Yes, it is different than going to the doctor. Yes, it is different than having a pap smear. Having a doctor, in an intimate setting, who you trust, is different. Anyone who says it's not, had it done on YouTube.
A pat down is an invasion of my privacy. The police do them to people they have pulled in when a crime was thought to be committed.
So, as suggested, I will not be flying. I have no need to fly across country any time soon, so, I will drive. I am sick and tired of people rolling over like dogs when their rights are taken away.
Yes, we need to be safe, however, a feel up/pat down is not going to find a bomb that some Muslim extremist has shoved up his ass. Nor will it find a bomb that a Muslim extremist has between her extra-large boobs or in her vagina.
Whatever floats your boat.
@Burns
I Know How To End The TSA’s Full Body Scans
Have Arizona pass a law saying that illegal aliens will be subject to these procedures as well! The federal government would immediately ask a judge to ban full-body scans.
http://polipundit.com/?p=27731
What a great idea! What's good for the Goose is.....
Captain Sully Says:
"Don't Touch My Junk"
In steps every American’s favorite pilot, the Hudson splash-landing hero of Flight 1549 fame, Sully Sullenberger, to say, you know what? Keep your hands to yourselves. “I can tell you from my perspective as an airline pilot for three decades, this just isn’t an effective use of our resources.”

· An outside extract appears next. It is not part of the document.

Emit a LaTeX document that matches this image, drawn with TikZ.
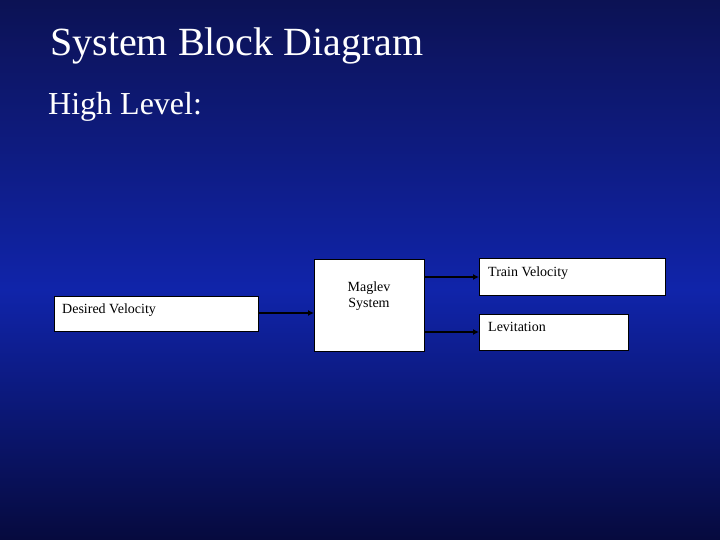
\documentclass[tikz,border=0pt]{standalone}
\usepackage{fontspec}
\setmainfont{Liberation Serif}
\usetikzlibrary{arrows.meta}
\definecolor{bgtop}{RGB}{12,18,84}
\definecolor{bgmid}{RGB}{16,36,170}
\definecolor{bgbot}{RGB}{6,10,62}
\begin{document}
\begin{tikzpicture}[x=1pt,y=-1pt,
  blk/.style={draw=black,fill=white,line width=0.6pt},
  lbl/.style={font=\fontsize{14}{16}\selectfont,inner sep=0pt},
  conn/.style={draw=black,line width=1.3pt,-{Latex[length=6pt,width=6pt]}}]
\useasboundingbox (0,0) rectangle (720,540);
\shade[top color=bgtop,bottom color=bgmid] (0,0) rectangle (720,290);
\shade[top color=bgmid,bottom color=bgbot] (0,289.5) rectangle (720,540);
\node[anchor=base west,text=white,font=\fontsize{40}{44}\selectfont,inner sep=0pt] (title) at (50,56) {System Block Diagram};
\node[anchor=base west,text=white,font=\fontsize{32}{36}\selectfont,inner sep=0pt] (hl) at (48,115) {High Level:};
\draw[blk] (54,296) rectangle (258,331);
\coordinate (dvL) at (54,313); \coordinate (dvR) at (258,313);
\node[lbl,anchor=base west] (dv) at (62,313) {Desired Velocity};
\draw[blk] (314,259) rectangle (424,351);
\node[lbl,align=center] (mg) at (369,296) {Maglev\\System};
\draw[blk] (479,258) rectangle (665,295);
\node[lbl,anchor=base west] (tv) at (488,276) {Train Velocity};
\draw[blk] (479,314) rectangle (628,350);
\node[lbl,anchor=base west] (lv) at (488,331) {Levitation};
\coordinate (mgL) at (314,313);
\coordinate (mgA) at (424,277); \coordinate (tvL) at (479,277);
\coordinate (mgB) at (424,332); \coordinate (lvL) at (479,332);
\draw[conn] (dvR) -- (mgL);
\draw[conn] (mgA) -- (tvL);
\draw[conn] (mgB) -- (lvL);
\end{tikzpicture}
\end{document}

Sully gracefully glided into the story just as the cable nets were whipping themselves into a junk-touching frenzy over the camera phone video of passenger John Tyner’s run in with the TSA at San Diego’s airport, telling agents he considered the uber-sensitive search to be, essentially, a sexual assault, advising agents (and creating a phrase that pays) “don’t touch my junk.”
On CNN’s American Morning Tuesday, anchor Kiran Chetry asked Sullenberger what he thinks of the pat down policy, paraphrasing John Tyner’s concerns this way: “I don’t want anybody but my wife and maybe my doctor touching me in the places these people are touching me.”
Sully, by the way, can land a passenger jet in a river without so much as getting a passenger wet, but he couldn’t stop the TSA from hand searching his own wife during a recent trip. (Hands off Mrs. Sully, you goons!) “She was touched in sensitive places,” said Sully.
Do they pat down children?
I would rehearse at home what they would experience before going to the airport.
As a child and even teenager I would have died of embarrassment if this had been done to me.
It would have scared me too.
Even my own mother sizing me for clothes she made, I did not like her touching me in places.